* [Directive] Skip the pictures and quote all of the lines exactly.

[start of Given information]

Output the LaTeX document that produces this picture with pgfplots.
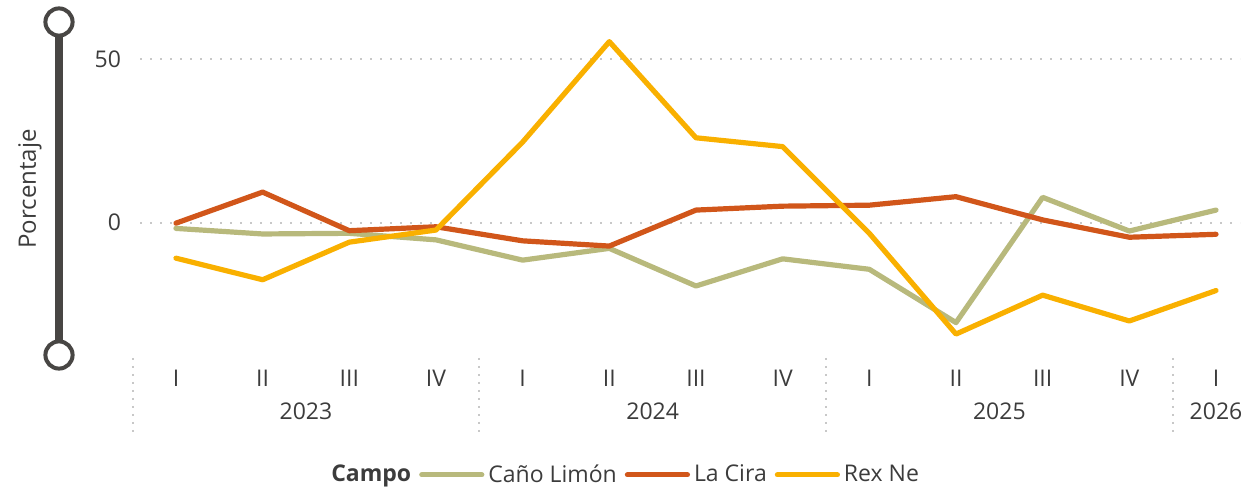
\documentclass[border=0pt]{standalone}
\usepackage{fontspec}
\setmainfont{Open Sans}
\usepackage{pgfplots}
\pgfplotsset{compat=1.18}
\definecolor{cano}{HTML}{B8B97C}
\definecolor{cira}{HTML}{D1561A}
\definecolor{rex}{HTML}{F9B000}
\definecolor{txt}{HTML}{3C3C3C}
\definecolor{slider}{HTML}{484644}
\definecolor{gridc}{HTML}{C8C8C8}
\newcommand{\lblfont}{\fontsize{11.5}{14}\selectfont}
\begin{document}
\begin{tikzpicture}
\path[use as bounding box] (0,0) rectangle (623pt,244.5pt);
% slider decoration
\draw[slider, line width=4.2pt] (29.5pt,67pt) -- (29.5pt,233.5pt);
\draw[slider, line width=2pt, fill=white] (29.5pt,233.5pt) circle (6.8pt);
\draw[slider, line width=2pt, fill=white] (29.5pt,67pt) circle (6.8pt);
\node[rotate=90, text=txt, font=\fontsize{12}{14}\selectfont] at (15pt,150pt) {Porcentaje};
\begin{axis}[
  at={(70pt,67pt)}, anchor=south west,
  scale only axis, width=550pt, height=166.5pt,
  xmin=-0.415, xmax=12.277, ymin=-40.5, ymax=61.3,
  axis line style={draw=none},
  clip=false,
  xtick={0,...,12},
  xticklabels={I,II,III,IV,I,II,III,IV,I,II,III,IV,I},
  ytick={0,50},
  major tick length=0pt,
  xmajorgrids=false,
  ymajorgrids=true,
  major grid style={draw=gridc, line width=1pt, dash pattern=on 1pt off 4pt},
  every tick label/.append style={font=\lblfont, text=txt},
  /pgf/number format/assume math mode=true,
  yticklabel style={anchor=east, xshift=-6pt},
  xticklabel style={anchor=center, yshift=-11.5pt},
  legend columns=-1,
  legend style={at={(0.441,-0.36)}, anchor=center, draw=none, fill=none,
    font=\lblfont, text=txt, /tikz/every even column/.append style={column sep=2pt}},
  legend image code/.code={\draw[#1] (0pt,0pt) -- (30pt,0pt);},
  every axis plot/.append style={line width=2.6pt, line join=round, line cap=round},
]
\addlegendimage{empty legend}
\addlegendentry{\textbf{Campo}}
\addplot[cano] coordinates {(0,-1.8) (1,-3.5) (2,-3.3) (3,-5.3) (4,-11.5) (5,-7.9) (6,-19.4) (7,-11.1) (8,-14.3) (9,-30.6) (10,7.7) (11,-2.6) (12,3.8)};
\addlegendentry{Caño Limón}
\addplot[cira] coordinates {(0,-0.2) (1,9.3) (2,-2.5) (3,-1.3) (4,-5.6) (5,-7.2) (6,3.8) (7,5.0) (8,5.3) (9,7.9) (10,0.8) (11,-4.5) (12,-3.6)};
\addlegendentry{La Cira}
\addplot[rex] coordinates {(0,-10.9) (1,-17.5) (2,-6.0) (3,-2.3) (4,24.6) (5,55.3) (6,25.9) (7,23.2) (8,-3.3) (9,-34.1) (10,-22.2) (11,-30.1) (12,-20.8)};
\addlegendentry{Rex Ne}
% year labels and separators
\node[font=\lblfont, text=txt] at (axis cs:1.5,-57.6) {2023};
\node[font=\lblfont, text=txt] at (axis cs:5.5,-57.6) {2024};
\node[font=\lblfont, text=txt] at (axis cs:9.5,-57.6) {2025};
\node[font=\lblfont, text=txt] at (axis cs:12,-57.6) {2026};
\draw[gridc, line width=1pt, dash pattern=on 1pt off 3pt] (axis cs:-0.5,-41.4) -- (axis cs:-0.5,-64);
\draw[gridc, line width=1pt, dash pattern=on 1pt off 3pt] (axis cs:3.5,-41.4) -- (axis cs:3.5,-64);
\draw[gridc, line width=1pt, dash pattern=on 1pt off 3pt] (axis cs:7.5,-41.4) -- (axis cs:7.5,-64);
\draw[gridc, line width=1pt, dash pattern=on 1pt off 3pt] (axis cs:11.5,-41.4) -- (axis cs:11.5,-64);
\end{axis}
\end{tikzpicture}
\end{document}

[end of Given information]

* [Solution]
Output the LaTeX document that produces this picture with pgfplots.
\documentclass[border=0pt]{standalone}
\usepackage{fontspec}
\setmainfont{Open Sans}
\usepackage{pgfplots}
\pgfplotsset{compat=1.18}
\definecolor{cano}{HTML}{B8B97C}
\definecolor{cira}{HTML}{D1561A}
\definecolor{rex}{HTML}{F9B000}
\definecolor{txt}{HTML}{3C3C3C}
\definecolor{slider}{HTML}{484644}
\definecolor{gridc}{HTML}{C8C8C8}
\newcommand{\lblfont}{\fontsize{11.5}{14}\selectfont}
\begin{document}
\begin{tikzpicture}
\path[use as bounding box] (0,0) rectangle (623pt,244.5pt);
% slider decoration
\draw[slider, line width=4.2pt] (29.5pt,67pt) -- (29.5pt,233.5pt);
\draw[slider, line width=2pt, fill=white] (29.5pt,233.5pt) circle (6.8pt);
\draw[slider, line width=2pt, fill=white] (29.5pt,67pt) circle (6.8pt);
\node[rotate=90, text=txt, font=\fontsize{12}{14}\selectfont] at (15pt,150pt) {Porcentaje};
\begin{axis}[
  at={(70pt,67pt)}, anchor=south west,
  scale only axis, width=550pt, height=166.5pt,
  xmin=-0.415, xmax=12.277, ymin=-40.5, ymax=61.3,
  axis line style={draw=none},
  clip=false,
  xtick={0,...,12},
  xticklabels={I,II,III,IV,I,II,III,IV,I,II,III,IV,I},
  ytick={0,50},
  major tick length=0pt,
  xmajorgrids=false,
  ymajorgrids=true,
  major grid style={draw=gridc, line width=1pt, dash pattern=on 1pt off 4pt},
  every tick label/.append style={font=\lblfont, text=txt},
  /pgf/number format/assume math mode=true,
  yticklabel style={anchor=east, xshift=-6pt},
  xticklabel style={anchor=center, yshift=-11.5pt},
  legend columns=-1,
  legend style={at={(0.441,-0.36)}, anchor=center, draw=none, fill=none,
    font=\lblfont, text=txt, /tikz/every even column/.append style={column sep=2pt}},
  legend image code/.code={\draw[#1] (0pt,0pt) -- (30pt,0pt);},
  every axis plot/.append style={line width=2.6pt, line join=round, line cap=round},
]
\addlegendimage{empty legend}
\addlegendentry{\textbf{Campo}}
\addplot[cano] coordinates {(0,-1.8) (1,-3.5) (2,-3.3) (3,-5.3) (4,-11.5) (5,-7.9) (6,-19.4) (7,-11.1) (8,-14.3) (9,-30.6) (10,7.7) (11,-2.6) (12,3.8)};
\addlegendentry{Caño Limón}
\addplot[cira] coordinates {(0,-0.2) (1,9.3) (2,-2.5) (3,-1.3) (4,-5.6) (5,-7.2) (6,3.8) (7,5.0) (8,5.3) (9,7.9) (10,0.8) (11,-4.5) (12,-3.6)};
\addlegendentry{La Cira}
\addplot[rex] coordinates {(0,-10.9) (1,-17.5) (2,-6.0) (3,-2.3) (4,24.6) (5,55.3) (6,25.9) (7,23.2) (8,-3.3) (9,-34.1) (10,-22.2) (11,-30.1) (12,-20.8)};
\addlegendentry{Rex Ne}
% year labels and separators
\node[font=\lblfont, text=txt] at (axis cs:1.5,-57.6) {2023};
\node[font=\lblfont, text=txt] at (axis cs:5.5,-57.6) {2024};
\node[font=\lblfont, text=txt] at (axis cs:9.5,-57.6) {2025};
\node[font=\lblfont, text=txt] at (axis cs:12,-57.6) {2026};
\draw[gridc, line width=1pt, dash pattern=on 1pt off 3pt] (axis cs:-0.5,-41.4) -- (axis cs:-0.5,-64);
\draw[gridc, line width=1pt, dash pattern=on 1pt off 3pt] (axis cs:3.5,-41.4) -- (axis cs:3.5,-64);
\draw[gridc, line width=1pt, dash pattern=on 1pt off 3pt] (axis cs:7.5,-41.4) -- (axis cs:7.5,-64);
\draw[gridc, line width=1pt, dash pattern=on 1pt off 3pt] (axis cs:11.5,-41.4) -- (axis cs:11.5,-64);
\end{axis}
\end{tikzpicture}
\end{document}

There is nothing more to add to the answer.